There was Foles, leading an offense that went 10-of-16 on third down, and 2-of-2 on fourth, including a conversion on the game-winning drive. There was Foles, running a fake-audible-turned-Wildcat-reverse pass back to Foles for a touchdown.

There was Foles, providing the battered and gasping defense with enough hope to know it needed to make just one play, one stop and the Super Bowl could be Philly’s. It came with 2:16 remaining, a strip sack of Brady after the Patriots hadn’t punted or turned it over all night.

It wasn’t much. With Nick Foles at the helm, it was enough.

And so there was Nick Foles, in the “MVP room”, waiting for a chance to speak to the media.

First he took a seat next to Tori and held Lily on his lap. The baby wore a green Eagles scarf across her head and pink, noise-cancelling head phones over her ears. He pulled a silver chain out from underneath his jersey and she began playing with the cross at the end of it.

He was still wearing his uniform and his baseball cap said the Eagles had won the Super Bowl. Other than that, he looked as calm as ever, just a dad and his family.

Which was, he said, how this all worked in the first place.

“That’s what life’s about right there,” Foles said. “We’re Super Bowl champs, but time does stop when you look in your daughter’s eyes and you get to celebrate this moment. I got to look in my wife’s eyes. I get to celebrate this with her. They’ve been there. My wife’s been there through everything. My family has been through everything.

“I’m just grateful.”

Foles grew up in Texas and originally attended Michigan State before transferring to Arizona, in part to find playing time. There he met Tori, a volleyball player for the Wildcats. He was a third-round pick, and despite a Pro Bowl season in 2013 in Philadelphia, he was never anyone’s idea of a sure-fire star. Injuries held him to just eight games in 2014. He wound up on a bad St. Louis Rams team in 2015.

That’s when he was ready to quit. Football had been fun. It was never going to be like he dreamt it though.

Instead he went fishing, prayed a lot and leaned on his family. He decided to give it another shot. A year in Kansas City restored his enthusiasm, but did little for his career. Returning to Philly this year, he was second-string, an insurance policy that few thought could cash in like this.

All along though, he continued to believe and make others around him believe.

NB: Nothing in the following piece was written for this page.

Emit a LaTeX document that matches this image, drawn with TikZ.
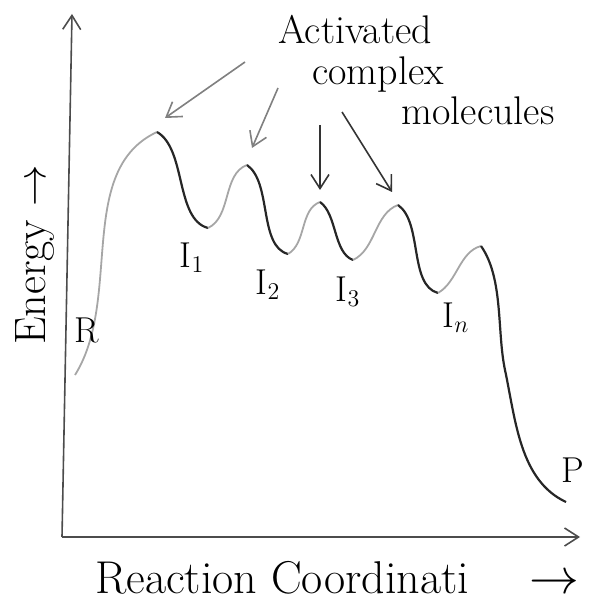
\documentclass[tikz,border=0pt]{standalone}
\usepackage{amsmath}
\usepackage{tikz}
\usetikzlibrary{arrows.meta, positioning}

\begin{document}
\begin{tikzpicture}[
    x=0.5pt, y=0.5pt,
    >={Straight Barb[length=7pt, width=9pt]},
    axis/.style={thick, black!70},
    down/.style={line width=1.1pt, black!85},
    up/.style={line width=0.9pt, black!35},
    lbl/.style={font=\fontsize{18}{20}\selectfont, inner sep=1pt},
    hand/.style={font=\fontsize{20}{24}\selectfont, inner sep=0pt},
    big/.style={font=\fontsize{23}{27}\selectfont, inner sep=0pt}
]
    \useasboundingbox (0,0) rectangle (597,-604);

    % Achsen
    \coordinate (O) at (62,-537);
    \coordinate (ytop) at (72,-14);
    \coordinate (xend) at (580,-537);
    \draw[axis, ->] (O) -- (ytop);
    \draw[axis, ->] (O) -- (xend);

    % Energieprofil
    \coordinate (R)  at (75,-375);
    \coordinate (t1) at (157,-132);
    \coordinate (i1) at (208,-228);
    \coordinate (t2) at (247,-165);
    \coordinate (i2) at (288,-254);
    \coordinate (t3) at (320,-202);
    \coordinate (i3) at (353,-260);
    \coordinate (t4) at (398,-205);
    \coordinate (in) at (438,-293);
    \coordinate (t5) at (481,-246);
    \coordinate (P)  at (566,-502);

    \draw[up]   (R)  to[out=58, in=205, looseness=0.9] (t1);
    \draw[down] (t1) to[out=-30, in=165, looseness=0.8] (i1);
    \draw[up]   (i1) to[out=25, in=200, looseness=0.9] (t2);
    \draw[down] (t2) to[out=-35, in=165, looseness=0.8] (i2);
    \draw[up]   (i2) to[out=30, in=200, looseness=0.9] (t3);
    \draw[down] (t3) to[out=-35, in=160, looseness=0.8] (i3);
    \draw[up]   (i3) to[out=25, in=200, looseness=0.9] (t4);
    \draw[down] (t4) to[out=-35, in=165, looseness=0.8] (in);
    \draw[up]   (in) to[out=30, in=195, looseness=0.9] (t5);
    \draw[down] (t5) to[out=-55, in=102, looseness=0.8] (505,-370)
                     to[out=-78, in=155, looseness=0.9] (P);

    % Beschriftung
    \node[lbl] (lR)  at (87,-330) {R};
    \node[lbl] (lI1) at (192,-258) {I$_1$};
    \node[lbl] (lI2) at (268,-285) {I$_2$};
    \node[lbl] (lI3) at (348,-292) {I$_3$};
    \node[lbl] (lIn) at (456,-318) {I$_n$};
    \node[lbl] (lP)  at (573,-470) {P};

    \node[hand] (act) at (355,-30) {Activated};
    \node[hand] (cpx) at (378,-75) {complex};
    \node[hand] (mol) at (478,-111) {molecules};

    \coordinate (a1) at (245,-62);
    \coordinate (a2) at (278,-88);
    \coordinate (a3) at (320,-125);
    \coordinate (a4) at (342,-112);
    \coordinate (p1) at (165,-118);
    \coordinate (p2) at (252,-148);
    \coordinate (p3) at (320,-190);
    \coordinate (p4) at (392,-192);
    \draw[->, black!50, thick] (a1) -- (p1);
    \draw[->, black!50, thick] (a2) -- (p2);
    \draw[->, black!80, thick] (a3) -- (p3);
    \draw[->, black!80, thick] (a4) -- (p4);

    \node[big, rotate=90, font=\fontsize{22}{26}\selectfont] (ylab) at (35,-255) {Energy $\rightarrow$};
    \node[big] (xlab) at (337,-578) {Reaction Coordinati\hspace{30pt}$\rightarrow$};
\end{tikzpicture}
\end{document}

“He’s just the real deal,” said Dan Moore, his father-in-law. “He’s just a great person and even when he was ready to retire, I always believed he had the talent to be a star in this league, physically and mentally.”

He just needed his chance. Foles credits his faith for offering calm and perspective. Maybe he wasn’t having a career like Brady. He was still in the NFL, still chasing something, still surrounded by that family of his.

This game was a microcosm of his career. Little expected, except by him. Overlooked when compared to the other guy. Nothing to lean on but himself, his faith and those around him.

When you’re blessed with that, Foles said, a fourth-quarter drive when trailing the vaunted Patriots is nothing.

“I was really staying in the moment,” Foles said. “Just staying in the moment.”

Off to the side Tori smiled and Lily sat quietly. It all seemed so normal, a pack of media asking about this pass or that play, about besting Tom Brady, about winning the Super Bowl. If the rest of the world was surprised, they didn’t appear to be.

Nick Foles was in the MVP room. Of course, he was.